Each line from the top of the listing through the one holding "287.5, 287, 285.5, 278, 274.5, 267.5, 265.4, 250.4]" should be restated word for word, with nothing added and no pictures.

Dataset extract –

────

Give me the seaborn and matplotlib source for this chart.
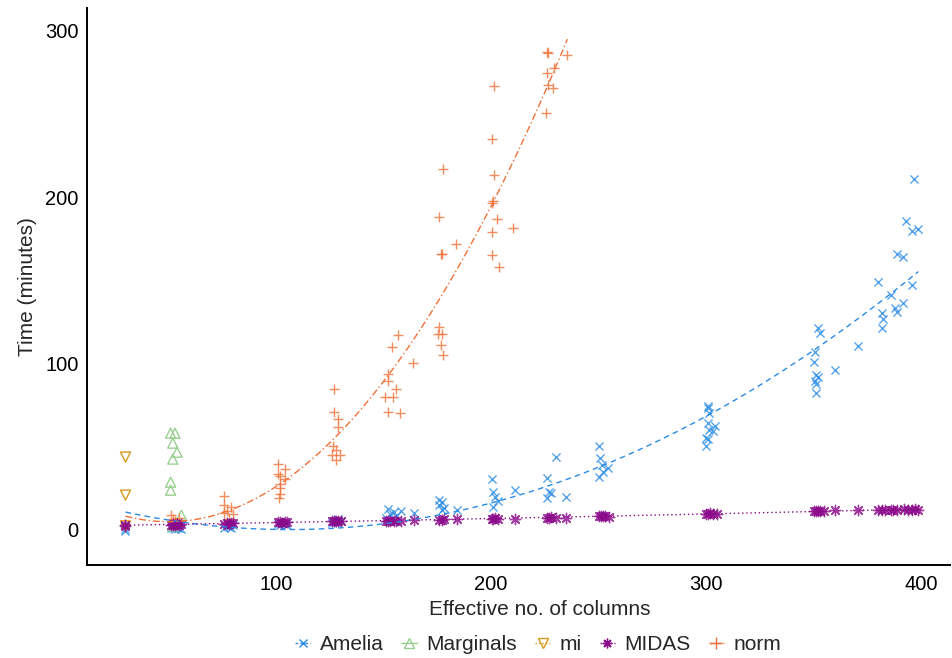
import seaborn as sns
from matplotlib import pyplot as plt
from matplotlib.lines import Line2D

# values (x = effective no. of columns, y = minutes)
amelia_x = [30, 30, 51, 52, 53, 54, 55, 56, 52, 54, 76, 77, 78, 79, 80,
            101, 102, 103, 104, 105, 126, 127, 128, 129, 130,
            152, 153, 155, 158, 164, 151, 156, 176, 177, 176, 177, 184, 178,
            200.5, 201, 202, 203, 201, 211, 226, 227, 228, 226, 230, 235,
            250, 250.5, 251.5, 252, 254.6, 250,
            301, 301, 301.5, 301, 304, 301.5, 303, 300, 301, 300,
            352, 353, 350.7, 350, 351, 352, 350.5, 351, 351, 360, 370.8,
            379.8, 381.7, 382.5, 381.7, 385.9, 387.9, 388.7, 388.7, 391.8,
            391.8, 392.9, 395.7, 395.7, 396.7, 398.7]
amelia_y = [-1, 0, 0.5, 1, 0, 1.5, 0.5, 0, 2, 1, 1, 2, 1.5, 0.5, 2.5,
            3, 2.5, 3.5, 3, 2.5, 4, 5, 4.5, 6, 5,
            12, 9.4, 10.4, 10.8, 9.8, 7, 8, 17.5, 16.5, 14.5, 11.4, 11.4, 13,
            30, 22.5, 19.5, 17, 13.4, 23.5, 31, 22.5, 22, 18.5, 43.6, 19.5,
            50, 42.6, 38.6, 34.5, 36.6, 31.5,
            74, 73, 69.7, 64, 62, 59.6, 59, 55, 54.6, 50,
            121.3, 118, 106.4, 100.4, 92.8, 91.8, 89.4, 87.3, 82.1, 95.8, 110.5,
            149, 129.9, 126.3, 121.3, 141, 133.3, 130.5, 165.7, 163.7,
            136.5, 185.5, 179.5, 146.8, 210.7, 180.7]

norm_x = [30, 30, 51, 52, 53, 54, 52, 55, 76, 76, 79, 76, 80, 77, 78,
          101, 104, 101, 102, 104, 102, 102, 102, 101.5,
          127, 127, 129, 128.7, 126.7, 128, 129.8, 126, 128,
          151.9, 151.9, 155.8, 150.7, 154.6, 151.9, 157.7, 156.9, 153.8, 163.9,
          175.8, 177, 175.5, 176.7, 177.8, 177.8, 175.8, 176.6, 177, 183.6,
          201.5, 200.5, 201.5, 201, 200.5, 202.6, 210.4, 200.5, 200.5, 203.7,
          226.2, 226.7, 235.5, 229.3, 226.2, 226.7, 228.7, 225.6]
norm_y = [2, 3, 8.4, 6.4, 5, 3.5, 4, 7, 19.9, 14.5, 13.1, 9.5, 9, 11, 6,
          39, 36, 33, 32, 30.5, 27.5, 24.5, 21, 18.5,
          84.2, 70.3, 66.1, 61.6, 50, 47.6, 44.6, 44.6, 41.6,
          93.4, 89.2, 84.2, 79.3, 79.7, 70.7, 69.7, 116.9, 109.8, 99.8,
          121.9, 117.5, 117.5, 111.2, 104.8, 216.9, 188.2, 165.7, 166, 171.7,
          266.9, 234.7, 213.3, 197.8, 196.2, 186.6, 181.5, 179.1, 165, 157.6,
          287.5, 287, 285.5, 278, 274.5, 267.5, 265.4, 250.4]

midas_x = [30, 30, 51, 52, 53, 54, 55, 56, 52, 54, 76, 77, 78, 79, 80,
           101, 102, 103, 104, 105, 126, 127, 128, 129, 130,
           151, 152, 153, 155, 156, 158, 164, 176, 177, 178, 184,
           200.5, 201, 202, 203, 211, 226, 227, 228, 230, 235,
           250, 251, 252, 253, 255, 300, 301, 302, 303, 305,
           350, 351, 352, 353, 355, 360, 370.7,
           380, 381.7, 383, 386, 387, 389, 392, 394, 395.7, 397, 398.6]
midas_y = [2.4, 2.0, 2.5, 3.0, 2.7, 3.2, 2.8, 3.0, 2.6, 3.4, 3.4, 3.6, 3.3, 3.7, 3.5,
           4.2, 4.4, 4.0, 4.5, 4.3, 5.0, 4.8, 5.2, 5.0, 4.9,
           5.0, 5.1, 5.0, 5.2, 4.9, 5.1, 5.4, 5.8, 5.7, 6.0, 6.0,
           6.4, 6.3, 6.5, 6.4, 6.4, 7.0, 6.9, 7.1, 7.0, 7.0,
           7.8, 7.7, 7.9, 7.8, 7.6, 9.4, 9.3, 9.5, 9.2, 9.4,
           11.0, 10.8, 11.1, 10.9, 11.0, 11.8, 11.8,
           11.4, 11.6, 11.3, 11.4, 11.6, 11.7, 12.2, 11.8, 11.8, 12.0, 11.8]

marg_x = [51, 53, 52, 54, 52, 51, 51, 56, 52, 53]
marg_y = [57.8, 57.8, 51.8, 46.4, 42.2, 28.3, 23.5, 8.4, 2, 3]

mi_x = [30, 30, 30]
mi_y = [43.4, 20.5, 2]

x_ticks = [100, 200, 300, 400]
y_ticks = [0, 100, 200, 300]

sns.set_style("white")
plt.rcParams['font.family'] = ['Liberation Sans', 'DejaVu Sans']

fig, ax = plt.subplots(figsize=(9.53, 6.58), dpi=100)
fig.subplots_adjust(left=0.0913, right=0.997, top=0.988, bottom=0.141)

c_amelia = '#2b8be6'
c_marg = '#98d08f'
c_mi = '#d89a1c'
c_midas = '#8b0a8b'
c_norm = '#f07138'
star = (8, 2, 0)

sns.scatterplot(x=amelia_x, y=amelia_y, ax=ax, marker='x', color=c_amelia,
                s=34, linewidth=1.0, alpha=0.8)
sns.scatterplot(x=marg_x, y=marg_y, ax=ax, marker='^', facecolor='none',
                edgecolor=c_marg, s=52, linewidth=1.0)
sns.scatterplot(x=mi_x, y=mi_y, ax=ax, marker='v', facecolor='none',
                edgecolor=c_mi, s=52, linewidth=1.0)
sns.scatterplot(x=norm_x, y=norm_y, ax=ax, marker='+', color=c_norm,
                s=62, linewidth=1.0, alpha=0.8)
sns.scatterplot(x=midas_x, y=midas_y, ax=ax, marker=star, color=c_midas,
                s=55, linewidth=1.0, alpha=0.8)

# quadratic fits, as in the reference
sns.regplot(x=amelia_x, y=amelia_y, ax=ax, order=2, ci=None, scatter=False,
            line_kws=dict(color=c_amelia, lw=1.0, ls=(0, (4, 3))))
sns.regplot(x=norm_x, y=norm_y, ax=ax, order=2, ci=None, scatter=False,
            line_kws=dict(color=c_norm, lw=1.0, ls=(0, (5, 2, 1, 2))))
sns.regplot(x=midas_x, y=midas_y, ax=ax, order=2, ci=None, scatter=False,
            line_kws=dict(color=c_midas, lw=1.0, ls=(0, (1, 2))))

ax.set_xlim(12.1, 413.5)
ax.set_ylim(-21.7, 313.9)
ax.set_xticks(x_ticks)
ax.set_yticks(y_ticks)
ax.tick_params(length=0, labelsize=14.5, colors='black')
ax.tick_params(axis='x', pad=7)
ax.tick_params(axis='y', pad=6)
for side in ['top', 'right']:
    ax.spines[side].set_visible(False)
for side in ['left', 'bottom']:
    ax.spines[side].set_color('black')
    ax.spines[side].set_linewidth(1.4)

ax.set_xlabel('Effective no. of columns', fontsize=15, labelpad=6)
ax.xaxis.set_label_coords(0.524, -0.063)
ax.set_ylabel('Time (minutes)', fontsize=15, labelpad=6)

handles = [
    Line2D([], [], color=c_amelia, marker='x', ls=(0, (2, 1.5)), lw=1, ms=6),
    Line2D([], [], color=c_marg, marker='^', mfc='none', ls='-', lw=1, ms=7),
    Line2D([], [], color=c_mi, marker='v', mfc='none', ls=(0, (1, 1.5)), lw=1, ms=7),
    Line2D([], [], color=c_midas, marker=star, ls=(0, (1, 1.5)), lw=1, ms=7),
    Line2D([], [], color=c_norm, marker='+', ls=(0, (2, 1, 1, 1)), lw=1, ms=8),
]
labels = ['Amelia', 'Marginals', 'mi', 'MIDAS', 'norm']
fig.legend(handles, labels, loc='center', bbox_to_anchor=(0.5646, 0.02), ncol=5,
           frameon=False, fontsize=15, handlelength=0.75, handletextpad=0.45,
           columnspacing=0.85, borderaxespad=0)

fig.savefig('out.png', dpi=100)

────

Full answer –
Give me the seaborn and matplotlib source for this chart.
import seaborn as sns
from matplotlib import pyplot as plt
from matplotlib.lines import Line2D

# values (x = effective no. of columns, y = minutes)
amelia_x = [30, 30, 51, 52, 53, 54, 55, 56, 52, 54, 76, 77, 78, 79, 80,
            101, 102, 103, 104, 105, 126, 127, 128, 129, 130,
            152, 153, 155, 158, 164, 151, 156, 176, 177, 176, 177, 184, 178,
            200.5, 201, 202, 203, 201, 211, 226, 227, 228, 226, 230, 235,
            250, 250.5, 251.5, 252, 254.6, 250,
            301, 301, 301.5, 301, 304, 301.5, 303, 300, 301, 300,
            352, 353, 350.7, 350, 351, 352, 350.5, 351, 351, 360, 370.8,
            379.8, 381.7, 382.5, 381.7, 385.9, 387.9, 388.7, 388.7, 391.8,
            391.8, 392.9, 395.7, 395.7, 396.7, 398.7]
amelia_y = [-1, 0, 0.5, 1, 0, 1.5, 0.5, 0, 2, 1, 1, 2, 1.5, 0.5, 2.5,
            3, 2.5, 3.5, 3, 2.5, 4, 5, 4.5, 6, 5,
            12, 9.4, 10.4, 10.8, 9.8, 7, 8, 17.5, 16.5, 14.5, 11.4, 11.4, 13,
            30, 22.5, 19.5, 17, 13.4, 23.5, 31, 22.5, 22, 18.5, 43.6, 19.5,
            50, 42.6, 38.6, 34.5, 36.6, 31.5,
            74, 73, 69.7, 64, 62, 59.6, 59, 55, 54.6, 50,
            121.3, 118, 106.4, 100.4, 92.8, 91.8, 89.4, 87.3, 82.1, 95.8, 110.5,
            149, 129.9, 126.3, 121.3, 141, 133.3, 130.5, 165.7, 163.7,
            136.5, 185.5, 179.5, 146.8, 210.7, 180.7]

norm_x = [30, 30, 51, 52, 53, 54, 52, 55, 76, 76, 79, 76, 80, 77, 78,
          101, 104, 101, 102, 104, 102, 102, 102, 101.5,
          127, 127, 129, 128.7, 126.7, 128, 129.8, 126, 128,
          151.9, 151.9, 155.8, 150.7, 154.6, 151.9, 157.7, 156.9, 153.8, 163.9,
          175.8, 177, 175.5, 176.7, 177.8, 177.8, 175.8, 176.6, 177, 183.6,
          201.5, 200.5, 201.5, 201, 200.5, 202.6, 210.4, 200.5, 200.5, 203.7,
          226.2, 226.7, 235.5, 229.3, 226.2, 226.7, 228.7, 225.6]
norm_y = [2, 3, 8.4, 6.4, 5, 3.5, 4, 7, 19.9, 14.5, 13.1, 9.5, 9, 11, 6,
          39, 36, 33, 32, 30.5, 27.5, 24.5, 21, 18.5,
          84.2, 70.3, 66.1, 61.6, 50, 47.6, 44.6, 44.6, 41.6,
          93.4, 89.2, 84.2, 79.3, 79.7, 70.7, 69.7, 116.9, 109.8, 99.8,
          121.9, 117.5, 117.5, 111.2, 104.8, 216.9, 188.2, 165.7, 166, 171.7,
          266.9, 234.7, 213.3, 197.8, 196.2, 186.6, 181.5, 179.1, 165, 157.6,
          287.5, 287, 285.5, 278, 274.5, 267.5, 265.4, 250.4]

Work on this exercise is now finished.